Back-End Interpretation

    The third stage is the back-end which usually does the real work. In most instances, this will be a shell or make-like program. Some back-ends that are specifically designed for use by qef are discussed in later sections. The actual back-end to be run is specified by lclvrs variable or a preprocessor symbol.

The Commonest Implementations

    While this architecture allows a wide range of processing models, in practice, two models are used in the majority of directories that contain conventional processing.
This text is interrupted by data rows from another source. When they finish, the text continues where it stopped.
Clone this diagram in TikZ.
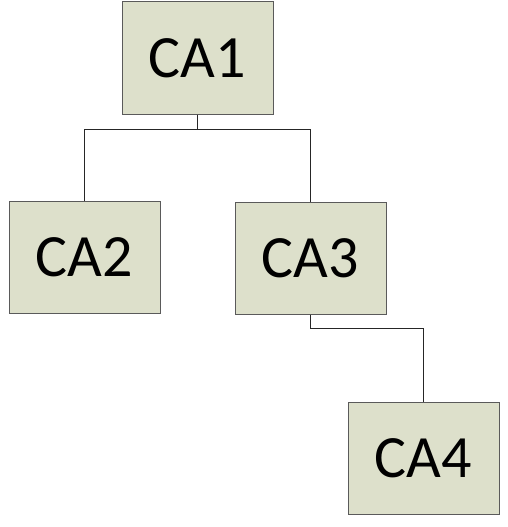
\documentclass[tikz,border=0pt]{standalone}
\usepackage{fontspec}
\setmainfont{Carlito}
\definecolor{boxfill}{HTML}{DDE0CB}
\definecolor{boxline}{HTML}{5A5A5A}
\tikzset{
  % certificate authority boxes
  cabox/.style={rectangle, draw=boxline, fill=boxfill, line width=1pt,
    minimum width=151pt, minimum height=112pt, inner sep=0pt,
    font=\fontsize{60}{60}\selectfont},
  link/.style={line width=0.8pt, black!85}
}

\begin{document}
\begin{tikzpicture}[x=1pt, y=-1pt]
\useasboundingbox (0,0) rectangle (508,527);

% Boxes
\node[cabox] (ca1) at (197.5, 58) {CA1};
\node[cabox] (ca2) at ( 84.5,257) {CA2};
\node[cabox] (ca3) at (310.5,258) {CA3};
\node[cabox] (ca4) at (423.5,458) {CA4};

% Links
\draw[link] (ca1.south) -- ++(0,15) -| (ca2.north);
\draw[link] (ca1.south) -- ++(0,15) -| (ca3.north);
\draw[link] (ca3.south) -- ++(0,14) -| (ca4.north);

\end{tikzpicture}
\end{document}
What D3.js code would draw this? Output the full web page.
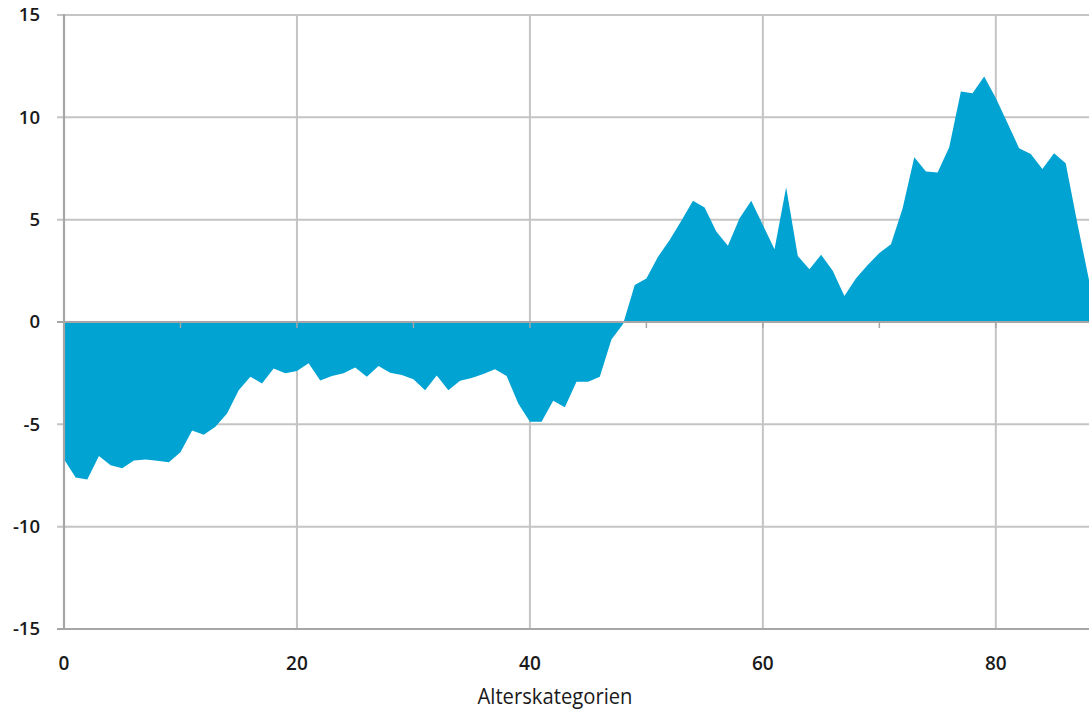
<!DOCTYPE html>
<html>
<head>
<meta charset="utf-8">
<script src="https://cdn.jsdelivr.net/npm/d3@7"></script>
<style>
  html, body { margin: 0; padding: 0; background: #ffffff; }
  svg { display: block; }
</style>
</head>
<body>
<div id="chart"></div>
<script>
// Age categories (x) and values (y)
const ages = d3.range(0, 89);
const values = [
  -6.7, -7.6, -7.7, -6.55, -7.0, -7.14, -6.77, -6.72, -6.78, -6.85,
  -6.37, -5.30, -5.51, -5.12, -4.47, -3.33, -2.67, -3.0, -2.27, -2.51,
  -2.40, -2.02, -2.86, -2.64, -2.51, -2.22, -2.67, -2.15, -2.48, -2.59,
  -2.80, -3.33, -2.61, -3.34, -2.87, -2.74, -2.54, -2.31, -2.64, -3.98,
  -4.87, -4.87, -3.85, -4.17, -2.92, -2.92, -2.67, -0.85, -0.1, 1.81,
  2.13, 3.19, 4.01, 4.95, 5.93, 5.59, 4.42, 3.72, 5.07, 5.92,
  4.74, 3.55, 6.59, 3.23, 2.58, 3.28, 2.51, 1.27, 2.14, 2.79,
  3.37, 3.80, 5.56, 8.05, 7.35, 7.30, 8.54, 11.26, 11.18, 12.0,
  10.94, 9.72, 8.49, 8.21, 7.48, 8.25, 7.76, 4.83, 2.05
];
const xTickValues = [0, 20, 40, 60, 80];
const xMinorTicks = [0, 10, 20, 30, 40, 50, 60, 70, 80];
const yTickValues = [-15, -10, -5, 0, 5, 10, 15];
const xAxisTitle = "Alterskategorien";

const W = 1089, H = 712;
const svg = d3.select("#chart").append("svg").attr("width", W).attr("height", H);

const x = d3.scaleLinear().domain([0, 88]).range([64, 1089]);
const y = d3.scaleLinear().domain([-15, 15]).range([629, 15]);

const gridColor = "#c4c4c4";
const axisColor = "#a6a6a6";
const font = "'Open Sans', 'Noto Sans', sans-serif";

// horizontal gridlines
svg.append("g").selectAll("line")
  .data(yTickValues.filter(v => v !== 0 && v !== -15))
  .join("line")
  .attr("x1", 57).attr("x2", x(88))
  .attr("y1", d => y(d)).attr("y2", d => y(d))
  .attr("stroke", gridColor).attr("stroke-width", 2);

// vertical gridlines
svg.append("g").selectAll("line")
  .data(xTickValues.filter(v => v !== 0))
  .join("line")
  .attr("x1", d => x(d)).attr("x2", d => x(d))
  .attr("y1", y(15)).attr("y2", y(-15))
  .attr("stroke", gridColor).attr("stroke-width", 2);

// area
const area = d3.area()
  .x((d, i) => x(ages[i]))
  .y0(y(0))
  .y1(d => y(d));
svg.append("path")
  .datum(values)
  .attr("d", area)
  .attr("fill", "#00a3d2");

// x minor ticks on zero line
svg.append("g").selectAll("line")
  .data(xMinorTicks)
  .join("line")
  .attr("x1", d => x(d)).attr("x2", d => x(d))
  .attr("y1", y(0)).attr("y2", y(0) + 6)
  .attr("stroke", axisColor).attr("stroke-width", 1.5);

// zero line
svg.append("line")
  .attr("x1", 57).attr("x2", x(88))
  .attr("y1", y(0)).attr("y2", y(0))
  .attr("stroke", axisColor).attr("stroke-width", 2.2);

// bottom line (-15)
svg.append("line")
  .attr("x1", 57).attr("x2", x(88))
  .attr("y1", y(-15)).attr("y2", y(-15))
  .attr("stroke", axisColor).attr("stroke-width", 2);

// left axis line
svg.append("line")
  .attr("x1", x(0)).attr("x2", x(0))
  .attr("y1", y(15) - 1).attr("y2", y(-15) + 1)
  .attr("stroke", axisColor).attr("stroke-width", 2.2);

// y tick labels
svg.append("g").selectAll("text")
  .data(yTickValues)
  .join("text")
  .attr("x", 40)
  .attr("y", d => y(d))
  .attr("dy", "0.35em")
  .attr("text-anchor", "end")
  .attr("font-family", font)
  .attr("font-size", 18.5)
  .attr("font-weight", 600)
  .attr("fill", "#1a1a1a")
  .text(d => d);

// x tick labels
svg.append("g").selectAll("text")
  .data(xTickValues)
  .join("text")
  .attr("x", d => x(d))
  .attr("y", 663)
  .attr("dy", "0.35em")
  .attr("text-anchor", "middle")
  .attr("font-family", font)
  .attr("font-size", 19)
  .attr("font-weight", 600)
  .attr("fill", "#1a1a1a")
  .text(d => d);

// x axis title
svg.append("text")
  .attr("x", 555)
  .attr("y", 697)
  .attr("dy", "0.35em")
  .attr("text-anchor", "middle")
  .attr("font-family", font)
  .attr("font-size", 21)
  .attr("textLength", 155)
  .attr("lengthAdjust", "spacingAndGlyphs")
  .attr("fill", "#1a1a1a")
  .text(xAxisTitle);
</script>
</body>
</html>
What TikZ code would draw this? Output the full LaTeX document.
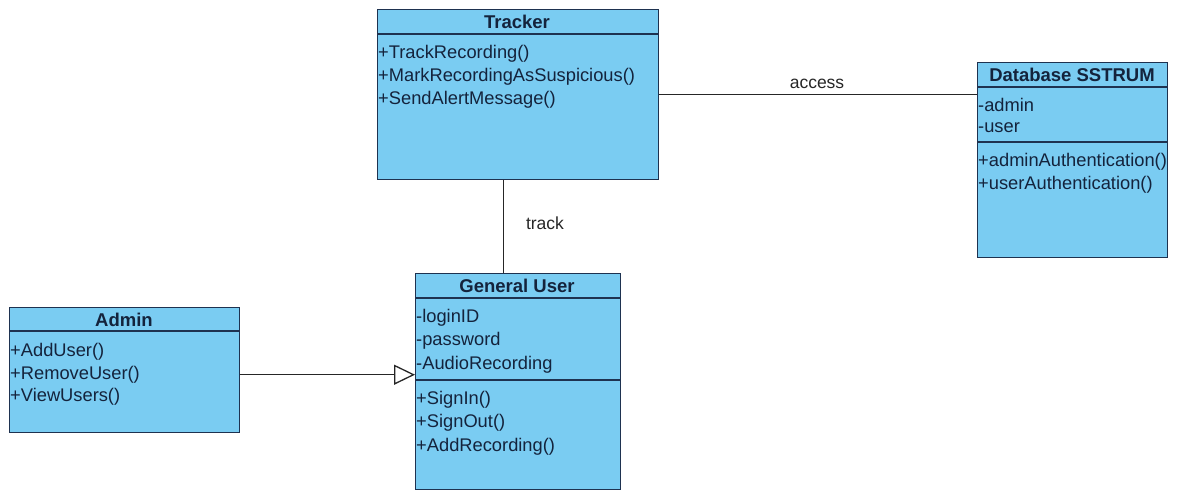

    In directories of directories the user provides a list of the directories that contain constructions, the type of processing the directories support, and their dependencies on other directories. The list may also partition sets of directories into individually selectable sets. The script preparation stage invokes the program qefdirs which transforms this information into a make-like script which provides labels (i.e., targets) to perform aggregate operations (e.g., All, Install, Post, Test), or processing for named directories or sets of directories. The recipes for an operation are usually just to invoke qef in the named directory with the appropriate argument.

    The most common model (used in approximately 75% of 1200 directories examined in various Toronto sites) is used for directories that contain source files to be processed. Once the configuration database has been assembled, a snapshot of the file system is generated. This generation uses configuration information to determine the search paths to be used and the suffixes of relevant files. The source database is typically input to the script generation stage.

    That this database is created at the beginning of processing is significant. It has benefits both in terms of debugging the construction as the initial conditions are preserved and it is also efficient. Tools that combine view-pathing and rule-inference result in many unnecessary accesses to the file-system meta-data.

    The script preparation is done using qsg, an algorithmic programming language. The configuration and source databases, plus a qsg script, are processed to generate the necessary recipes to do the construction. qsg's output is processed then by the macro processor, the output of which is sent as input to the back-end qmk, a make-like program described at a later point.

    Although the above may appear complicated, most users are unaware of the actual processing. A qeffile that invokes the above is often as simple as:

      Begin qsg -M

      commands @argv

This example is far-fetched; the average size of the 1,200-sample qeffiles was seven lines.